# TASK DETAILS
Filter the records for lines holding the string "this".

(A block of data)
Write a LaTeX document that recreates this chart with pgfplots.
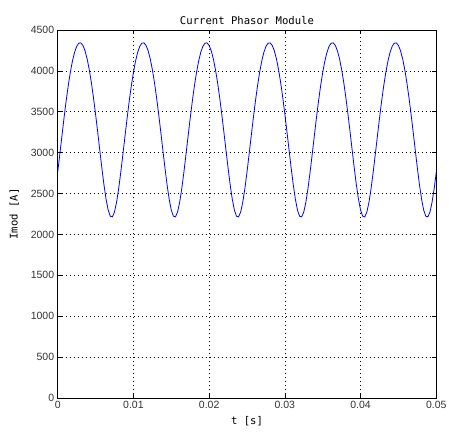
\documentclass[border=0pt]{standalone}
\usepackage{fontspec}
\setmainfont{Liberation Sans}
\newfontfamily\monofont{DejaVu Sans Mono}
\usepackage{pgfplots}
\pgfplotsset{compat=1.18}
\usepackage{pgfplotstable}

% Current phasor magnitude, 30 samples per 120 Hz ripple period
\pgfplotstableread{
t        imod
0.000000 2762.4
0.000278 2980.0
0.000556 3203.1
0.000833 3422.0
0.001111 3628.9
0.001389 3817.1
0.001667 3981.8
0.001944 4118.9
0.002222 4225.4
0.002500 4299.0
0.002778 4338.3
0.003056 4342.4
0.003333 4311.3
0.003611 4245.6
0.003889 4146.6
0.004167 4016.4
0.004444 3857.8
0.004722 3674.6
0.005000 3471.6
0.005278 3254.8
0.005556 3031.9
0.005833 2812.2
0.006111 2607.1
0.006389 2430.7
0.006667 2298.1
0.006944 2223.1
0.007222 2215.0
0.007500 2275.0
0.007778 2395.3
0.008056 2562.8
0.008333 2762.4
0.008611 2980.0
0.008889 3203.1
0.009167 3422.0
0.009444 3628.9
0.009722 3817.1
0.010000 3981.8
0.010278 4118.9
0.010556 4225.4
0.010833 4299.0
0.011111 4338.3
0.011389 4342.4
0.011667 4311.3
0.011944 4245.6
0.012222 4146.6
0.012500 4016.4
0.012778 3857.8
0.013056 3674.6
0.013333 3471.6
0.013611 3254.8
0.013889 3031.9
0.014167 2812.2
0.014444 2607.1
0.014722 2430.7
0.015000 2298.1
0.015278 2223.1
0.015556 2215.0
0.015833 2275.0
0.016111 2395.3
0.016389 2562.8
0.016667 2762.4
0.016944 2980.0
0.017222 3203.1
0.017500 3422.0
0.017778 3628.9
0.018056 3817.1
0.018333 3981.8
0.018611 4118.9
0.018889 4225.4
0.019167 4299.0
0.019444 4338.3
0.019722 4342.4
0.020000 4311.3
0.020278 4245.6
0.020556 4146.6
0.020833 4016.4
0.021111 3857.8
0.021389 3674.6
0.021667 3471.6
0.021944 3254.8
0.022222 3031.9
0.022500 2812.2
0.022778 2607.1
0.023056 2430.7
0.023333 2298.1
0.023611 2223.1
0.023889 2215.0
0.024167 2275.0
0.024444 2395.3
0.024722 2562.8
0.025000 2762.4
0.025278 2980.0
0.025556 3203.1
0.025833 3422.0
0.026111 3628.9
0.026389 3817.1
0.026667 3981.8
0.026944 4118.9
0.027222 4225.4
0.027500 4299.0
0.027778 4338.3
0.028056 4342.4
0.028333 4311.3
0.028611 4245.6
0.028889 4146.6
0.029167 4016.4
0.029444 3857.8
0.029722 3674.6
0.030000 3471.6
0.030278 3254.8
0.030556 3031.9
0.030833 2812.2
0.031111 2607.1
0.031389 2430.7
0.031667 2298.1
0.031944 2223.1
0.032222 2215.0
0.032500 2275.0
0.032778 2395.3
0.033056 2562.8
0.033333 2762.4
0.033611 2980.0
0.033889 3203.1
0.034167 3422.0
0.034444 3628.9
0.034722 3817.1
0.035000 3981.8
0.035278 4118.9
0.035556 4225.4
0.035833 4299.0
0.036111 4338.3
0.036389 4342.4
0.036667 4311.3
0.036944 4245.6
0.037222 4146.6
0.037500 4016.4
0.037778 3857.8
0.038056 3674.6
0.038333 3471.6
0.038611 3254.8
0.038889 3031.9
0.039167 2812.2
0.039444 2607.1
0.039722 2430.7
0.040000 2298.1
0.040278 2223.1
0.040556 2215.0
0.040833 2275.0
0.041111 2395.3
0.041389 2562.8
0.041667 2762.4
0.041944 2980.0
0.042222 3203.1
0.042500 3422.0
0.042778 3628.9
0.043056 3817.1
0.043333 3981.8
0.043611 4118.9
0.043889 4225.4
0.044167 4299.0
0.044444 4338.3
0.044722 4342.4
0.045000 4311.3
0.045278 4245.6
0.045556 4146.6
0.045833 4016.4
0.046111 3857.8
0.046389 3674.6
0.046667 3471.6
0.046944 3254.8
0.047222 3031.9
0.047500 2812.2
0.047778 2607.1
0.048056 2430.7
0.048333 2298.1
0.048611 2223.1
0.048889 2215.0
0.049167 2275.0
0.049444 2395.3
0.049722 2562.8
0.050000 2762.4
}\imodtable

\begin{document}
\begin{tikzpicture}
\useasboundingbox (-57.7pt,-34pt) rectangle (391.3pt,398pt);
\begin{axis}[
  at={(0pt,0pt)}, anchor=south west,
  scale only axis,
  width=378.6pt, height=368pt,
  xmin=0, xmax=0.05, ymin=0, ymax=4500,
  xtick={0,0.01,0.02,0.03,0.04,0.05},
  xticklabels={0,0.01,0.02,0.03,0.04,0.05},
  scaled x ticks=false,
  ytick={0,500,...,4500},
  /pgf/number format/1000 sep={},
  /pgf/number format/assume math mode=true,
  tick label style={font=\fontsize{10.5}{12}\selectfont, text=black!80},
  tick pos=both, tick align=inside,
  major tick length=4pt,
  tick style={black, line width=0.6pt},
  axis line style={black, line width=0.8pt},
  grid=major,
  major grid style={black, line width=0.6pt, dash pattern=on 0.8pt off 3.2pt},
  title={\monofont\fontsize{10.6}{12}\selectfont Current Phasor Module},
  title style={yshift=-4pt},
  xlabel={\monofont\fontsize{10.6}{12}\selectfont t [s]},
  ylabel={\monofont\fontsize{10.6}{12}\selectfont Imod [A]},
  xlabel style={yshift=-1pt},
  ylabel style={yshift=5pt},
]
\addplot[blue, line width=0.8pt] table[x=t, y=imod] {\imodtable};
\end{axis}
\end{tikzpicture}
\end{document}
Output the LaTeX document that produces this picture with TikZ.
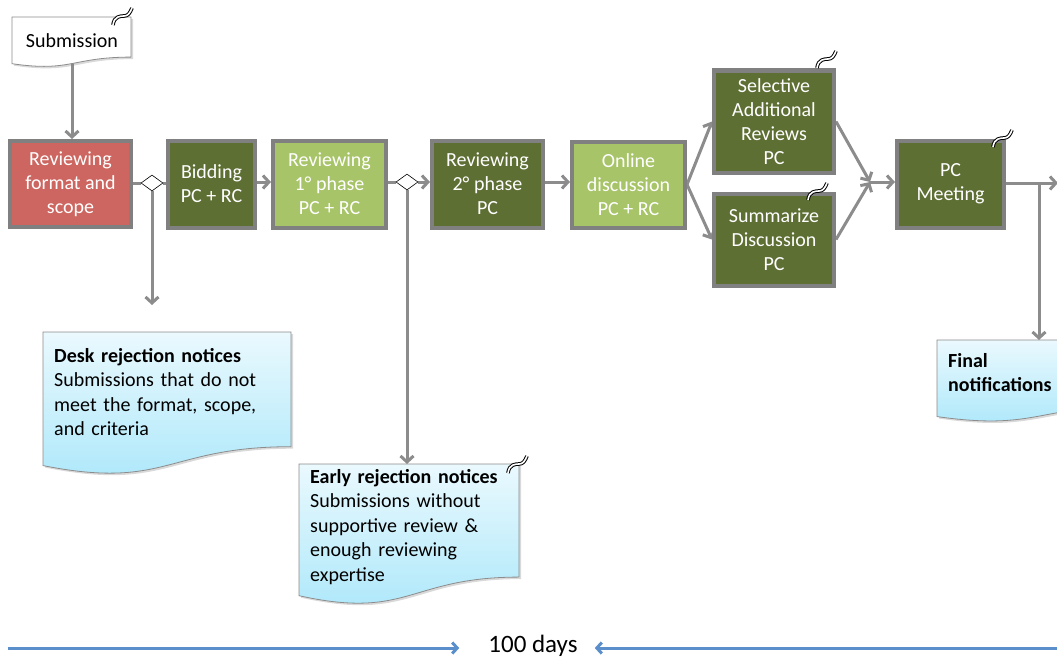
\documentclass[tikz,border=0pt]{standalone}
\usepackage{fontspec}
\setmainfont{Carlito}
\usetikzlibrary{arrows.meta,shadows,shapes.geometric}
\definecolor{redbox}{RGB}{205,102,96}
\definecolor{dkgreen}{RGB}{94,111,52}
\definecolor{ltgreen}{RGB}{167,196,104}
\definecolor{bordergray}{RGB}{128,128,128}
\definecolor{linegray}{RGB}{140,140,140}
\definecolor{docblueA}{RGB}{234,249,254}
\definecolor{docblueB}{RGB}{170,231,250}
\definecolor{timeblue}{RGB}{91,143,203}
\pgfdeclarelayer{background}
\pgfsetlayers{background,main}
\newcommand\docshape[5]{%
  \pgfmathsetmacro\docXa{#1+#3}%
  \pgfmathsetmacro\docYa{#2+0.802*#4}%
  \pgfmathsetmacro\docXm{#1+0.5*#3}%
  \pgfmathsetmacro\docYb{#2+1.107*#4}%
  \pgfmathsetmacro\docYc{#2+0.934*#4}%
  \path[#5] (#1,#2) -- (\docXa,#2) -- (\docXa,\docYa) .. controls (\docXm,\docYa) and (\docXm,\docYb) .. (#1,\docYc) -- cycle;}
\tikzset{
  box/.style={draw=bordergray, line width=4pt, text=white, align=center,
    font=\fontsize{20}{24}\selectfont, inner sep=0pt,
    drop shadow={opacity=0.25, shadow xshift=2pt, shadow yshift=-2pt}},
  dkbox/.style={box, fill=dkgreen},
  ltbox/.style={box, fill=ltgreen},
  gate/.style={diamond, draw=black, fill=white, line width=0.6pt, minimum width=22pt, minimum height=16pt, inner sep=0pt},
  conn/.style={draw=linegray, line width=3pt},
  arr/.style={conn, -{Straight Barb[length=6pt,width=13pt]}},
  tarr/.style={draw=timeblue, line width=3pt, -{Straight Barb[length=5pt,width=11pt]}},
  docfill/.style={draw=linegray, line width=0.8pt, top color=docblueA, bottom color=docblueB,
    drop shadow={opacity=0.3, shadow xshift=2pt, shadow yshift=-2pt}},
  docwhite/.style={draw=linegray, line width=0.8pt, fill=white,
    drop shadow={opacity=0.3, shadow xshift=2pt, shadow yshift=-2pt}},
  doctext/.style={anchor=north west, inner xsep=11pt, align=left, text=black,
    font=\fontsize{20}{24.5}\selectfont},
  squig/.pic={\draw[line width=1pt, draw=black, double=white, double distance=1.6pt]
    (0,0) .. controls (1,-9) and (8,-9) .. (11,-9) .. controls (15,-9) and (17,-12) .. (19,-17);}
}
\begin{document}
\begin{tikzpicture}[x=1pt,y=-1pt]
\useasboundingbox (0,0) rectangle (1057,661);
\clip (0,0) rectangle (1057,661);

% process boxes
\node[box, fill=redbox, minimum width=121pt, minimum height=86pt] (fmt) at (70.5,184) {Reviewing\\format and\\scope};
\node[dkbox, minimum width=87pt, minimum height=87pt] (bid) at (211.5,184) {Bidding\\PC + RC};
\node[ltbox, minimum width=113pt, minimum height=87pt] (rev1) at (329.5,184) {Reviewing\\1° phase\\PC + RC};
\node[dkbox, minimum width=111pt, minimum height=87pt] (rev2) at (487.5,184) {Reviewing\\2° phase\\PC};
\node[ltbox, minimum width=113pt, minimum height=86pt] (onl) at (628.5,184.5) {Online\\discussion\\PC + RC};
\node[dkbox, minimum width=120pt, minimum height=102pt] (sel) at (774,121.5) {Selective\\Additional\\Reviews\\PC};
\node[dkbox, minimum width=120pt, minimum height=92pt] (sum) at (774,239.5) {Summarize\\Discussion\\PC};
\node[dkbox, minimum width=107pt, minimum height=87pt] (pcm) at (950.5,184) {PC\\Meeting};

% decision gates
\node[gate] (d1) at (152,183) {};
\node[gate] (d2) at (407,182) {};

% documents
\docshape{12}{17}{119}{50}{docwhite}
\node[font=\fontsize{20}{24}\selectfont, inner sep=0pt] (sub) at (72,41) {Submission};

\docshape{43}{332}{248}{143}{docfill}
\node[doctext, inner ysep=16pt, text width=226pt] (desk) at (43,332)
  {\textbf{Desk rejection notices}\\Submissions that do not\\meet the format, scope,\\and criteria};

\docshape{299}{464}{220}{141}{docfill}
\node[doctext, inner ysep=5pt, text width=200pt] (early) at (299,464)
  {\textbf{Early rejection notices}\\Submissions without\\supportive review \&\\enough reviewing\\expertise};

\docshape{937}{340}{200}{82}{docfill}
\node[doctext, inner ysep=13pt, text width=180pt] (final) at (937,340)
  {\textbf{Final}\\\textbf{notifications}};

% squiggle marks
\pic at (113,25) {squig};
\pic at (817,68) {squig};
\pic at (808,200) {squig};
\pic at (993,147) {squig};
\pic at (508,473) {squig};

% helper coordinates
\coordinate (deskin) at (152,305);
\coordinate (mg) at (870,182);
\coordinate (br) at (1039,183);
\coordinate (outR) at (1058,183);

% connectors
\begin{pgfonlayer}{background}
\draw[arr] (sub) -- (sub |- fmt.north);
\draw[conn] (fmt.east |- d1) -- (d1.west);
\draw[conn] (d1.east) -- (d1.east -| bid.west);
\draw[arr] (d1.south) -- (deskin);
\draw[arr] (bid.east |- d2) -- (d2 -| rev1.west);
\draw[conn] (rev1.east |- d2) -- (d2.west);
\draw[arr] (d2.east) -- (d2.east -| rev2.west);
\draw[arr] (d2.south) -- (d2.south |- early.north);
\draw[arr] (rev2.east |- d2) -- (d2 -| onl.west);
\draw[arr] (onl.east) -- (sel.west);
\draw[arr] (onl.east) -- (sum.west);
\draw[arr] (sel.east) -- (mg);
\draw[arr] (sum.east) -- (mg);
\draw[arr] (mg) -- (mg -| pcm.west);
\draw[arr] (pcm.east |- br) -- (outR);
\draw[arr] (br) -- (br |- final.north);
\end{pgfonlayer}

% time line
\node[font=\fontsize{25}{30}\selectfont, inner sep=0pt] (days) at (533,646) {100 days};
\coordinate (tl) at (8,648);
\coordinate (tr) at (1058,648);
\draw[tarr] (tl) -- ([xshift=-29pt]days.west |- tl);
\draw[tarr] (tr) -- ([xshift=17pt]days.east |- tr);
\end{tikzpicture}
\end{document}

# EXERCISE RESULT
Write a LaTeX document that recreates this chart with pgfplots.
Output the LaTeX document that produces this picture with TikZ.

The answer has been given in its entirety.